Grow Youthful Recipe eBook

References

1. Siri-Tarino PW et al. Meta-analysis of prospective cohort studies evaluating the association of saturated fat with cardiovascular disease. The American Journal of Clinical Nutrition 2010 Mar;91(3):535-46.

2. Yamagishi K et al. Dietary intake of saturated fatty acids and mortality from cardiovascular disease in Japanese: the Japan Collaborative Cohort Study for Evaluation of Cancer Risk Study. The American Journal of Clinical Nutrition 2010 Oct;92(4):759-65.

3. Robert H. Lustig, Kathleen Mulligan, Susan M. Noworolski, Viva W. Tai, Michael J. Wen, Ayca Erkin-Cakmak, Alejandro Gugliucci, Jean-Marc Schwarz. Isocaloric fructose restriction and metabolic improvement in children with obesity and metabolic syndrome. Obesity. Article first published online: 26 OCT 2015. DOI: 10.1002/oby.21371.

4. Zhou-Qing Kang, Ying Yang, Bo Xiao. Dietary Saturated Fat Intake and Risk of Stroke: Systematic Review and Dose-Response Meta-Analysis of Prospective Cohort Studies. Retrieved online 1 October 2019. Nutr Metab Cardiovasc Dis. PMID: 31791641 DOI: 10.1016/j.numecd.2019.09.028.

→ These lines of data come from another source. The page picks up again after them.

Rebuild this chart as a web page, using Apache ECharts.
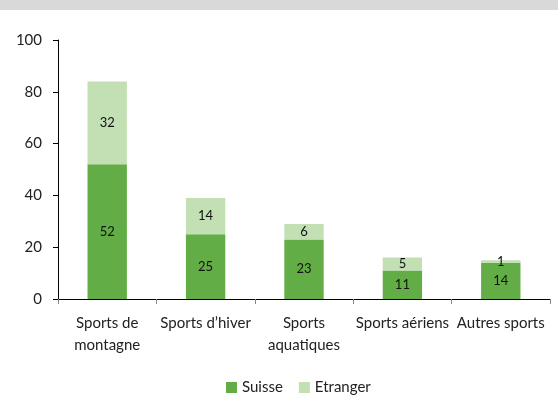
<!DOCTYPE html>
<html><head><meta charset="utf-8">
<script src="https://cdn.jsdelivr.net/npm/echarts@6/dist/echarts.min.js"></script>
<style>html,body{margin:0;padding:0;background:#fff}#c{width:558px;height:401px}</style>
</head><body><div id="c"></div>
<script>
const categories = ["Sports de\nmontagne", "Sports d\u2019hiver", "Sports\naquatiques", "Sports a\u00e9riens", "Autres sports"];
const suisse = [52, 25, 23, 11, 14];
const etranger = [32, 14, 6, 5, 1];
const yTicks = [0, 20, 40, 60, 80, 100];
const FONT = "Lato";
const chart = echarts.init(document.getElementById('c'));
chart.setOption({
  animation: false,
  textStyle: {fontFamily: FONT},
  graphic: [{type: 'rect', shape: {x: 0, y: 0, width: 558, height: 10}, style: {fill: '#d9d9d9'}, silent: true}],
  grid: {left: 58, right: 8, top: 40, bottom: 102},
  legend: {
    bottom: 1, left: 221, itemWidth: 11, itemHeight: 11, itemGap: 16,
    icon: 'rect',
    textStyle: {fontSize: 15, color: '#222', fontFamily: FONT},
    data: ['Suisse', 'Etranger']
  },
  xAxis: {
    type: 'category', data: categories,
    axisLine: {lineStyle: {color: '#000', width: 1}},
    axisTick: {show: true, length: 5, lineStyle: {color: '#888'}},
    axisLabel: {color: '#222', fontSize: 15, margin: 13, lineHeight: 22, interval: 0, fontFamily: FONT}
  },
  yAxis: {
    type: 'value', min: 0, max: 100, interval: 20,
    axisLine: {show: true, lineStyle: {color: '#000', width: 1}},
    axisTick: {show: true, length: 5, lineStyle: {color: '#000'}},
    splitLine: {show: false},
    axisLabel: {color: '#222', fontSize: 15, margin: 16, fontFamily: FONT,
      formatter: v => yTicks.includes(v) ? String(v) : ''}
  },
  series: [
    {name: 'Suisse', type: 'bar', stack: 'a', data: suisse, barWidth: '40%',
     itemStyle: {color: '#62ad45'},
     label: {show: true, position: 'inside', color: '#111', fontSize: 13, fontFamily: FONT}},
    {name: 'Etranger', type: 'bar', stack: 'a', data: etranger, barWidth: '40%',
     itemStyle: {color: '#c2e0b4'},
     label: {show: true, position: 'inside', color: '#111', fontSize: 13, fontFamily: FONT}}
  ]
});
</script></body></html>
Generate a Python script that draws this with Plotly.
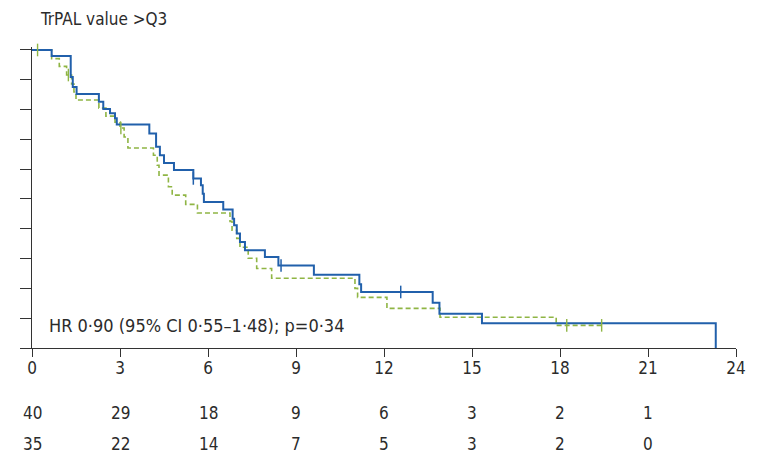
import plotly.graph_objects as go

# ---------------- data ----------------
title_text = "TrPAL value >Q3"
hr_text = "HR 0·90 (95% CI 0·55–1·48); p=0·34"

# Blue (solid) Kaplan-Meier curve: event times (months) and survival after each step
blue_times = [0.0, 0.67, 1.32, 1.39, 1.52, 2.28, 2.43, 2.66, 2.83, 2.89, 4.00, 4.23, 4.36,
              4.50, 4.84, 5.50, 5.76, 5.82, 5.86, 6.52, 6.84, 6.89, 6.98, 7.09, 7.26, 7.94,
              8.40, 9.61, 11.16, 11.22, 13.66, 13.89, 15.34, 23.31]
blue_surv = [1.0, 0.980, 0.909, 0.876, 0.852, 0.826, 0.802, 0.788, 0.771, 0.750, 0.720, 0.675,
             0.647, 0.621, 0.597, 0.569, 0.546, 0.518, 0.490, 0.465, 0.434, 0.412, 0.384, 0.356,
             0.328, 0.305, 0.277, 0.246, 0.214, 0.188, 0.152, 0.115, 0.083, 0.0]
blue_censor = [5.50, 8.49, 12.57]

# Green (dashed) Kaplan-Meier curve
green_times = [0.0, 0.67, 0.93, 1.18, 1.35, 1.43, 1.50, 2.28, 2.52, 2.83, 3.00, 3.14, 3.27,
               4.14, 4.27, 4.33, 4.65, 4.78, 5.24, 5.64, 6.75, 6.82, 6.98, 7.09, 7.37, 7.66,
               8.17, 11.01, 11.10, 12.10, 13.91, 17.87, 19.42]
green_surv = [1.0, 0.971, 0.945, 0.916, 0.886, 0.859, 0.832, 0.805, 0.778, 0.758, 0.738, 0.708,
              0.671, 0.647, 0.613, 0.580, 0.541, 0.513, 0.482, 0.453, 0.425, 0.395, 0.368, 0.338,
              0.301, 0.267, 0.234, 0.200, 0.170, 0.133, 0.103, 0.076, 0.076]
green_censor = [0.19, 1.24, 3.03, 18.23, 19.42]

# x-axis ticks and numbers at risk
x_ticks = [0, 3, 6, 9, 12, 15, 18, 21, 24]
risk_times = [0, 3, 6, 9, 12, 15, 18, 21]
risk_blue = [40, 29, 18, 9, 6, 3, 2, 1]
risk_green = [35, 22, 14, 7, 5, 3, 2, 0]

# ---------------- styling ----------------
BLUE = "#2160ab"
GREEN = "#8fb544"
TEXT = "#2b2b2b"
AXIS = "#333333"
FONT = "Liberation Sans Narrow, DejaVu Sans Condensed, Arial Narrow, sans-serif"


def surv_at(times, surv, t):
    s = surv[0]
    for ti, si in zip(times, surv):
        if ti <= t:
            s = si
        else:
            break
    return s


fig = go.Figure()

fig.add_trace(go.Scatter(
    x=green_times, y=green_surv, mode="lines", line_shape="hv",
    line=dict(color=GREEN, width=1.6, dash="5px,3px"), hoverinfo="skip", showlegend=False))
fig.add_trace(go.Scatter(
    x=blue_times, y=blue_surv, mode="lines", line_shape="hv",
    line=dict(color=BLUE, width=2), hoverinfo="skip", showlegend=False))

fig.add_trace(go.Scatter(
    x=green_censor, y=[surv_at(green_times, green_surv, t) for t in green_censor],
    mode="markers", marker=dict(symbol="line-ns", size=9, line=dict(color=GREEN, width=1.4)),
    hoverinfo="skip", showlegend=False, cliponaxis=False))
fig.add_trace(go.Scatter(
    x=blue_censor, y=[surv_at(blue_times, blue_surv, t) for t in blue_censor],
    mode="markers", marker=dict(symbol="line-ns", size=9, line=dict(color=BLUE, width=1.5)),
    hoverinfo="skip", showlegend=False, cliponaxis=False))

annotations = [
    dict(text=title_text, xref="paper", yref="paper", x=0.008, y=1.093,
         xanchor="left", yanchor="middle", showarrow=False, font=dict(size=17, color=TEXT, family=FONT)),
    dict(text=hr_text, xref="x", yref="y", x=0.52, y=0.074,
         xanchor="left", yanchor="middle", showarrow=False, font=dict(size=18, color=TEXT, family=FONT)),
]
for t, a, b in zip(risk_times, risk_blue, risk_green):
    annotations.append(dict(text=str(a), xref="x", yref="paper", x=t, y=-0.216,
                            xanchor="center", yanchor="middle", showarrow=False,
                            font=dict(size=17, color=TEXT, family=FONT)))
    annotations.append(dict(text=str(b), xref="x", yref="paper", x=t, y=-0.319,
                            xanchor="center", yanchor="middle", showarrow=False,
                            font=dict(size=17, color=TEXT, family=FONT)))

fig.update_layout(
    width=760, height=460,
    margin=dict(l=32, r=24, t=47, b=112),
    paper_bgcolor="white", plot_bgcolor="white",
    font=dict(family=FONT, size=17, color=TEXT),
    annotations=annotations,
    xaxis=dict(range=[0, 24], tickvals=x_ticks, ticktext=[str(v) for v in x_ticks],
               showline=True, linecolor=AXIS, linewidth=1.3, ticks="outside", ticklen=8,
               tickwidth=1.3, tickcolor=AXIS, showgrid=False, zeroline=False,
               ticklabelstandoff=-4,
               tickfont=dict(size=17, color=TEXT, family=FONT)),
    yaxis=dict(range=[0, 1.01], tick0=0, dtick=0.1, showticklabels=False,
               showline=True, linecolor=AXIS, linewidth=1.3, ticks="outside", ticklen=11,
               tickwidth=1.3, tickcolor=AXIS, showgrid=False, zeroline=False),
)

fig.write_html("out.html",
               config={"displayModeBar": False},
               post_script="document.body.style.margin='0px';document.body.style.padding='0px';")
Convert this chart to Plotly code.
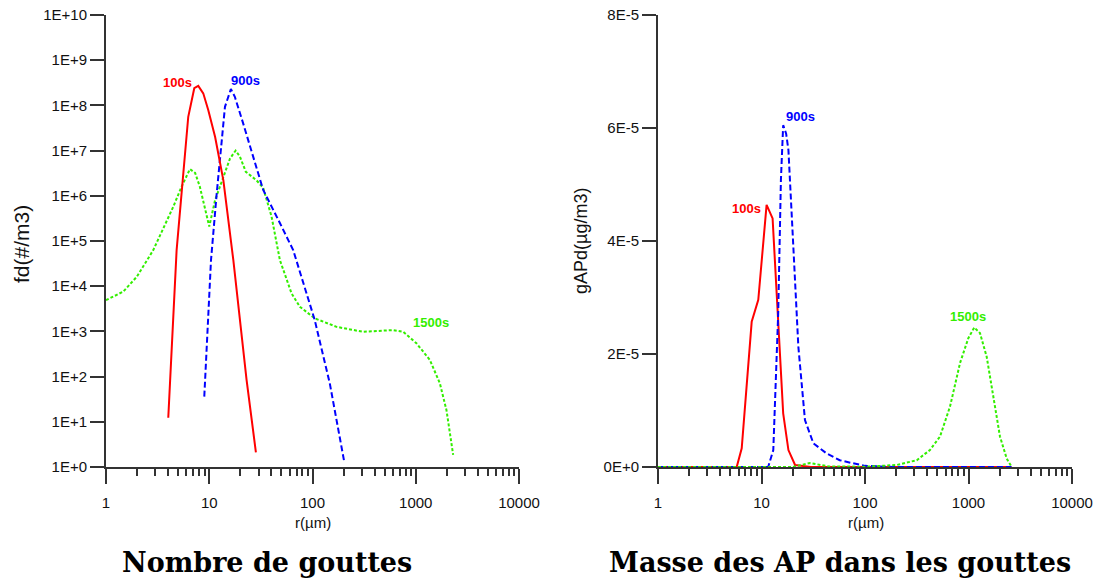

5. Marinka Steur, Laura Johnson, Stephen J. Sharp, Fumiaki Imamura, Ivonne Sluijs, Timothy J. Key, Angela Wood, Rajiv Chowdhury, Marcela Guevara, Marianne U. Jakobsen et al. Dietary Fatty Acids, Macronutrient Substitutions, Food Sources and Incidence of Coronary Heart Disease: Findings From the EPIC-CVD Case-Cohort Study Across Nine European Countries. 19 November 2021. Journal of the American Heart Association. 2021;0:e019814.